Recession Breakups: Don’t Let It Happen To You

This recession blows; it not only left us with a lighter wallet, but also with a lot of severed relationships. Some relationships ended due to one party having to leave the country, while others ended due to the emotional and financial stress attributed to a distressed economy. Breaking up due to distance is something I can understand and relate to, but I really want to explore reasons why couples break up due to unemployment and financial concerns. I spoke to several people who broke up for those reasons to see what caused the breakup, and what these people would’ve done differently, if they could go back in time.

Names have been changed.



The couple has been having some minor issues, but which couple doesn’t have those? Anyhow, they still loved each other and were contemplating marriage. John was let go from his firm and has been struggling to find a new job; Linda was soon to be let-go so money was a sensitive issue. While John was unemployed, Linda wasn’t the most supportive girlfriend, and kept questioning why John still didn’t find a new job, etc. They would argue often, and of course, under those situations, harsh words were exchanged. After Linda got let-go, John found a new job, and almost immediately, dumped Linda, moved out of their shared apartment and never looked back.

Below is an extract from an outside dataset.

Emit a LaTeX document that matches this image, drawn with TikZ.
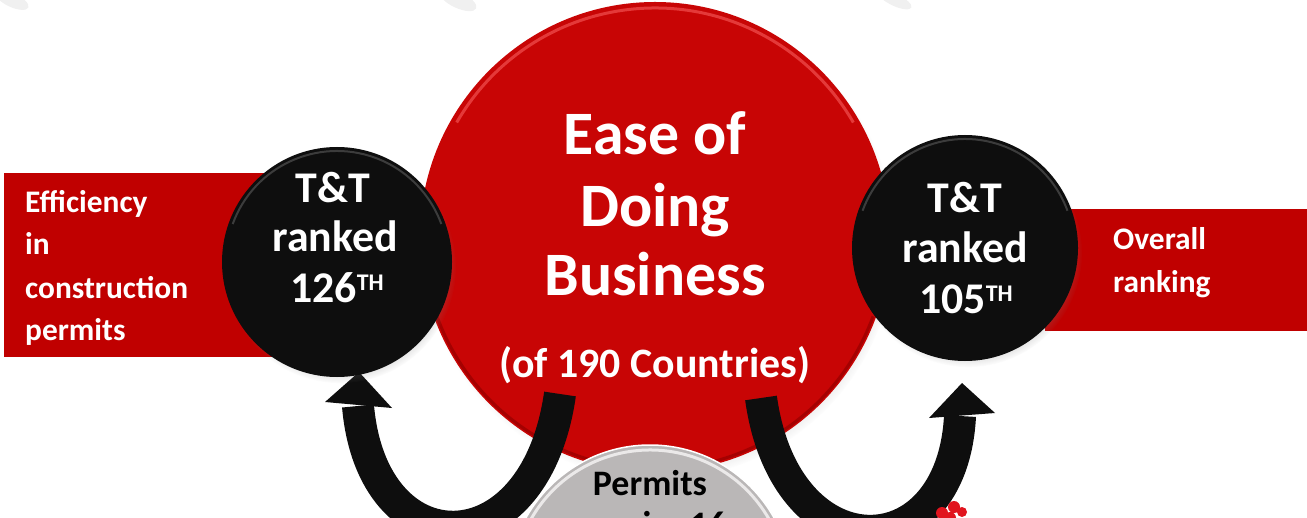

  1. During this time, Linda put John under tremendous emotional stress, where John would question his own qualifications, and slowly but surely his confidence withered, making it even more difficult to get a job
  2. Linda was not considerate of the fact that it is not John’s fault, but that the economy was to blame
  3. Constant arguments over money, rent, etc.



Peter and Kate moved in together for about a year. The initial reason for moving in together was to save money on rent, as the economy was just beginning to show signs of a recession. Peter and Kate are both investment bankers, and were working for firms facing financial difficulty, Bear Sterns and Lehman Brothers, so both parties were stressed, easily agitated, under a lot of pressure and definitely tight on the budget. Given the circles that Peter and Kate travel – going out and buying bottles at the hottest bars, eating at the most expensive restaurants, and going on the nicest vacations – keeping up was a challenge. Eventually Peter lost his job with Bear Sterns, while Kate kept her job with her new employer, Barclays. Peter was no longer able to afford the things he and Kate were both accustomed to. The tension between them grew, as Peter was no longer able to go to the same places Kate goes. Kate tried to be a supportive girlfriend but Peter didn’t want to be supported by his girlfriend, and so they began to drift apart.  Personally, if this couple saw themselves as one unit, then being temporarily supported by the other should not be perceived as “losing face.”


  1. Couples either grow together or grow apart – and in this case, given different financial lifestyles, the couple drifted apart. As Peter’s budget tightened, they no longer do the same things and eventually have less and less to talk about, and less and less in common
  2. The couple felt restricted in what they could say to each other, for fear of the other getting offended, so communication also suffered. When they did speak, the tension would sometimes cause them to say things they didn’t mean, or receive things negatively that weren’t intended to be negative


  1. Be more supportive. Do not nag. Understand that it’s not your partner’s fault for losing their job, but it’s the economy. They already feel bad and inferior for losing their job; the last thing they need is for someone to constantly remind them that they are unemployed and “useless”
  2. Give them time and space. If they want to be alone, give them time to themselves, but just reassure them that you will be there for them, assuming that is the case
  3. Communicate. Talk and decide as a couple: what you will cut back on, how you will help each other make it through this rough patch? By ALL means, DO NOT argue about money matters, as that is the source of all evil. Know that if you can make it through this, you can make it through a lot of things in life, together
  4. Encourage them to remain active and energetic, like exercising or volunteering, so they don’t feel useless
  5. The most important thing you have to assess is “do you want this person in your life”, if you do, then this crappy economy already took away your job and income, DON’T let it take away someone special, too – fight back!

Don’t let this economy get the best of you and all that you have worked for, and sometimes, a relationship is more work than work itself, so take care of it and don’t give up. Hang in there. A wise man once told me: you want to date someone through troubled times because you want to know how they will deal with it – because in life, there will inevitably be good and bad times. How someone deals with losing a job, copes with someone who lost a job, or keeps picking themselves up after they fall is indicative of how they will deal with any obstacle that may come their way. So if you guys can get through this tough time together, you will know that this is the person you can rely on for anything and everything.  Of course, if the person does not handle the problem in a way that is acceptable to you, i.e., they refuse to pick themself up, and resort to drinking instead, then you know it’s better to extricate yourself from the relationship.